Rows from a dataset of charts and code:
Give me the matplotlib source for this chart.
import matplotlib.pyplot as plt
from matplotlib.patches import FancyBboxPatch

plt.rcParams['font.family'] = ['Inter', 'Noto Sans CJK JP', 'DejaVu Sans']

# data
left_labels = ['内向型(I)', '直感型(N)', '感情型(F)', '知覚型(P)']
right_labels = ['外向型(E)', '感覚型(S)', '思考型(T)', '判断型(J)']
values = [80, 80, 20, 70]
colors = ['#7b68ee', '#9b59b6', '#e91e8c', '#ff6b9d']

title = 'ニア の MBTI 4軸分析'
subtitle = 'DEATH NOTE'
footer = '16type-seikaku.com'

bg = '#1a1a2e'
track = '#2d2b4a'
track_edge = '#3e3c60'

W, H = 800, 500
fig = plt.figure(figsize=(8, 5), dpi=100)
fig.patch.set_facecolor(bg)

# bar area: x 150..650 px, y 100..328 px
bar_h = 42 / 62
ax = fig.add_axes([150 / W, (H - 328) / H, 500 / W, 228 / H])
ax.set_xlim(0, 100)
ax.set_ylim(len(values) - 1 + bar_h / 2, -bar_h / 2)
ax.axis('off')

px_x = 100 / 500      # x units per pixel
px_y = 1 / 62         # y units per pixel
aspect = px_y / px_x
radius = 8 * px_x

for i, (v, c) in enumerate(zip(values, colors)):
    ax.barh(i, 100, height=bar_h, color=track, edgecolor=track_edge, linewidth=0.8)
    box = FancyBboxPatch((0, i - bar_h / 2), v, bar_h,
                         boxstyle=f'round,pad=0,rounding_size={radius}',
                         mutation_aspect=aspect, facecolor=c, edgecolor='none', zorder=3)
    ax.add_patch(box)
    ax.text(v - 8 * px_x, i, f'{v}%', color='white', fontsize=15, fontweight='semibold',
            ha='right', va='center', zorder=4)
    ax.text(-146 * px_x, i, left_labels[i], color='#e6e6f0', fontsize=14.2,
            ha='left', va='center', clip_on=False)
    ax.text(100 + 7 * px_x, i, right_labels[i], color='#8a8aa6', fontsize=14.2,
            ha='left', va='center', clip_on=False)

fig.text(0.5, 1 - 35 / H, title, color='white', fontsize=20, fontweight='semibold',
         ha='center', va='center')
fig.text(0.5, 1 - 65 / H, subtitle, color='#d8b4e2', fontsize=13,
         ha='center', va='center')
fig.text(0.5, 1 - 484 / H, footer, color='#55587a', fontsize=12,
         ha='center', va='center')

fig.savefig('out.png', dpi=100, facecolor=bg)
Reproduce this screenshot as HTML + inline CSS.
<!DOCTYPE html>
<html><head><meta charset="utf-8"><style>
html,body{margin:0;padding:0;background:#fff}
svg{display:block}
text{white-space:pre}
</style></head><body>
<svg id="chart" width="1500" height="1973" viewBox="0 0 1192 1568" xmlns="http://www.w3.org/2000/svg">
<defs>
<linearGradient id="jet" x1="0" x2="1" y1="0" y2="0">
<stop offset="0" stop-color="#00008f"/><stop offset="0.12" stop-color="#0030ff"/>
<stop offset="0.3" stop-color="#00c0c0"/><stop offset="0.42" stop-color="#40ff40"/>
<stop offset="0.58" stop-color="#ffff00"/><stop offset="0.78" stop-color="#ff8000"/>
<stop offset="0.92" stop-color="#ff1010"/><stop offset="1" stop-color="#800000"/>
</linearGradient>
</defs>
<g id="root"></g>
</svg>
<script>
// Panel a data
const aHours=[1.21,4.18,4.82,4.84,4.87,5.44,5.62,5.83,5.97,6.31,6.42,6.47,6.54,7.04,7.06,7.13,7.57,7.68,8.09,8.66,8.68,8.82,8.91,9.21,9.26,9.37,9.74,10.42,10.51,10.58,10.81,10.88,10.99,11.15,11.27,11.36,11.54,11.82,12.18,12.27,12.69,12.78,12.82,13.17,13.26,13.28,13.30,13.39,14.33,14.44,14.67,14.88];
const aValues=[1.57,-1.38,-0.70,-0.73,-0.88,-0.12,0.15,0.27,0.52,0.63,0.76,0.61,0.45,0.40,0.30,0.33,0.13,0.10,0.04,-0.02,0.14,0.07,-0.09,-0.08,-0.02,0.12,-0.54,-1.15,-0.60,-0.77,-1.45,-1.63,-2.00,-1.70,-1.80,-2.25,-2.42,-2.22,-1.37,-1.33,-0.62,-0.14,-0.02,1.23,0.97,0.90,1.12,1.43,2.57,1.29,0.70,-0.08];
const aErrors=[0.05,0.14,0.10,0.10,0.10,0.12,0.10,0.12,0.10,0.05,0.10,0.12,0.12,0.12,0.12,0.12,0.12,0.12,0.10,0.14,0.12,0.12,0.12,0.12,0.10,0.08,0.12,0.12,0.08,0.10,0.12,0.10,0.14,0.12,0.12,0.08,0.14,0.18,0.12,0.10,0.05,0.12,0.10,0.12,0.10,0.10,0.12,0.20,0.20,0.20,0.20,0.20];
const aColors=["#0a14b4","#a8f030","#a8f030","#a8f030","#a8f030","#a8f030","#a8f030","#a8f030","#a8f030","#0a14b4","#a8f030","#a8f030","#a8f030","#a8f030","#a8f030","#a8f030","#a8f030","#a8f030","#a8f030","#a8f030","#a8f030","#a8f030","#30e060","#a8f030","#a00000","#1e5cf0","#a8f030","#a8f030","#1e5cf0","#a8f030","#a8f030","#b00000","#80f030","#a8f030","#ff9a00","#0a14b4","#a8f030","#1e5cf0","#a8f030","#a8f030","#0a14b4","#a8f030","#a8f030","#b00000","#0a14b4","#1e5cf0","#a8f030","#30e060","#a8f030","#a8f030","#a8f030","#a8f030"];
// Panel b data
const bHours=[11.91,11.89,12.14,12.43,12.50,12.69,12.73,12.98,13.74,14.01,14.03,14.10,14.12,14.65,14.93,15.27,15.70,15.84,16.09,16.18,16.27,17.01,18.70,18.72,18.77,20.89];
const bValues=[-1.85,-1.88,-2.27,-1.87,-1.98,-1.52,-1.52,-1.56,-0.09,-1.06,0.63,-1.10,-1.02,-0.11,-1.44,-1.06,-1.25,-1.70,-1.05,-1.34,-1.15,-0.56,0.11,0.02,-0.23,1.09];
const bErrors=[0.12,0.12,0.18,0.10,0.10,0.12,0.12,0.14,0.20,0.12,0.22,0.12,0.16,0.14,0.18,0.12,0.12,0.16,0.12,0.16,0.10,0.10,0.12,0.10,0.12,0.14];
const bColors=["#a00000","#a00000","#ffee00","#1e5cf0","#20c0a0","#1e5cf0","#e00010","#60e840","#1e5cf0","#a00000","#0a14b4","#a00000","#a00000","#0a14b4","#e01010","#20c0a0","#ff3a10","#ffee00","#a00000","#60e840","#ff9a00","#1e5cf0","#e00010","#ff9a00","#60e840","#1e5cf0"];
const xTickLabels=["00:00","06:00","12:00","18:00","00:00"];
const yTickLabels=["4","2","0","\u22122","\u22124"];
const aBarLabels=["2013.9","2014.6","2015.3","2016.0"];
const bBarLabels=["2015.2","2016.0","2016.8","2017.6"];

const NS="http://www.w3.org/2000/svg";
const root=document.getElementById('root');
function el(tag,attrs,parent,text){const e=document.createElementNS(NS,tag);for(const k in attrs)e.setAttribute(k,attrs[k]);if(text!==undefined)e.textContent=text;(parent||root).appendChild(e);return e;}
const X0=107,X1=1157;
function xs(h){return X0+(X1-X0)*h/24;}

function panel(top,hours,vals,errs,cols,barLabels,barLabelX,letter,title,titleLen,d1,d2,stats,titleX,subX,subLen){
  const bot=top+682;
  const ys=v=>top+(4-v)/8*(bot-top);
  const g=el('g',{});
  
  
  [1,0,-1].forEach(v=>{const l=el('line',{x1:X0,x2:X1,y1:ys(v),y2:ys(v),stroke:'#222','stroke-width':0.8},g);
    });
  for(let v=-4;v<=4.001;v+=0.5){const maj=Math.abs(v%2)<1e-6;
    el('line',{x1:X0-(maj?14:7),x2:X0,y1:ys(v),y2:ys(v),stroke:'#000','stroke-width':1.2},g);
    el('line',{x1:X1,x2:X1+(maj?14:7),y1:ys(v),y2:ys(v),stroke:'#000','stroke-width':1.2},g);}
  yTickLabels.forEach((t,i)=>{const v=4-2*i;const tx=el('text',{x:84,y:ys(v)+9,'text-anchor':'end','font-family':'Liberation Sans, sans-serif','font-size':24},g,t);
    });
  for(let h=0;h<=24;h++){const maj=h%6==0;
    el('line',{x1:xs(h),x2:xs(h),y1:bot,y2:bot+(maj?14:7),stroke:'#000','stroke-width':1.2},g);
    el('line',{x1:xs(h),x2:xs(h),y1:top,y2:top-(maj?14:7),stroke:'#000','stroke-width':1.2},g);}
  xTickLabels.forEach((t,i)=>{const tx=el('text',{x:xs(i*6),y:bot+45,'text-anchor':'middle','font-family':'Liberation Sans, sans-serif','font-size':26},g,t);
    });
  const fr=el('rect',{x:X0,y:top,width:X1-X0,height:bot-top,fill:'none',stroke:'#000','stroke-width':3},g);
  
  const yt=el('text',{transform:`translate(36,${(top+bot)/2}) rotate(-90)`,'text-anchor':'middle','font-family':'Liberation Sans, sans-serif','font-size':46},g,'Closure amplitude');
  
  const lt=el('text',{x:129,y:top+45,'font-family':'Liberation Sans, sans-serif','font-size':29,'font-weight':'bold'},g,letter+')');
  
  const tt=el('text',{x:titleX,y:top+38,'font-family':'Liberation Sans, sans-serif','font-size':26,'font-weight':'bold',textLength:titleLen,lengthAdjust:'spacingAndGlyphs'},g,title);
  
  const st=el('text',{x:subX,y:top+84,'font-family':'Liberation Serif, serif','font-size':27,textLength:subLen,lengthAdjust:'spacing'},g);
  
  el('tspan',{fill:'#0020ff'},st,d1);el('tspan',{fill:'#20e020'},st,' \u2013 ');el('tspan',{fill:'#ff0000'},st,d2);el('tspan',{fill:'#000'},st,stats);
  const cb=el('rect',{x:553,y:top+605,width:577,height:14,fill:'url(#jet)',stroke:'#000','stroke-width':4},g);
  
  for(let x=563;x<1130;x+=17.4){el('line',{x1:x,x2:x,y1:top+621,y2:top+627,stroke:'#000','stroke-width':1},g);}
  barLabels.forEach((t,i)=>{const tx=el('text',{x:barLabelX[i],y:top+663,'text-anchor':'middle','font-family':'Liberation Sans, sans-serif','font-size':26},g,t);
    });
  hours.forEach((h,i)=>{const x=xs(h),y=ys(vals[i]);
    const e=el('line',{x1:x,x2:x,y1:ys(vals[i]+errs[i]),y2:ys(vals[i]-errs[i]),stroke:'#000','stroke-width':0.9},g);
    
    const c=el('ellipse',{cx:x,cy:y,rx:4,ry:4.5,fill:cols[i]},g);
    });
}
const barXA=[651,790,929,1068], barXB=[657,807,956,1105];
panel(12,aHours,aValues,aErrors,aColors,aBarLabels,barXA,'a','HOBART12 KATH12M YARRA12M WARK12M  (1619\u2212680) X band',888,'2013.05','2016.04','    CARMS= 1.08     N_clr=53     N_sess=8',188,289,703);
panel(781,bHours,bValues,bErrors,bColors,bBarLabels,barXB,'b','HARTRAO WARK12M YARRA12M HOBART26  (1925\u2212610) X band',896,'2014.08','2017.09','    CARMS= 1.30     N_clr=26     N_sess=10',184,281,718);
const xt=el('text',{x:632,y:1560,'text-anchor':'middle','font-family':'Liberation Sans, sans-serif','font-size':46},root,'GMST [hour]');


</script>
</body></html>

● **EXERCISE**
Up to and including the line with "colors = ['#7b68ee', '#9b59b6', '#e91e8c', '#ff6b9d']", print every line of the records from the start.

● **SOLUTION BELOW**
Give me the matplotlib source for this chart.
import matplotlib.pyplot as plt
from matplotlib.patches import FancyBboxPatch

plt.rcParams['font.family'] = ['Inter', 'Noto Sans CJK JP', 'DejaVu Sans']

# data
left_labels = ['内向型(I)', '直感型(N)', '感情型(F)', '知覚型(P)']
right_labels = ['外向型(E)', '感覚型(S)', '思考型(T)', '判断型(J)']
values = [80, 80, 20, 70]
colors = ['#7b68ee', '#9b59b6', '#e91e8c', '#ff6b9d']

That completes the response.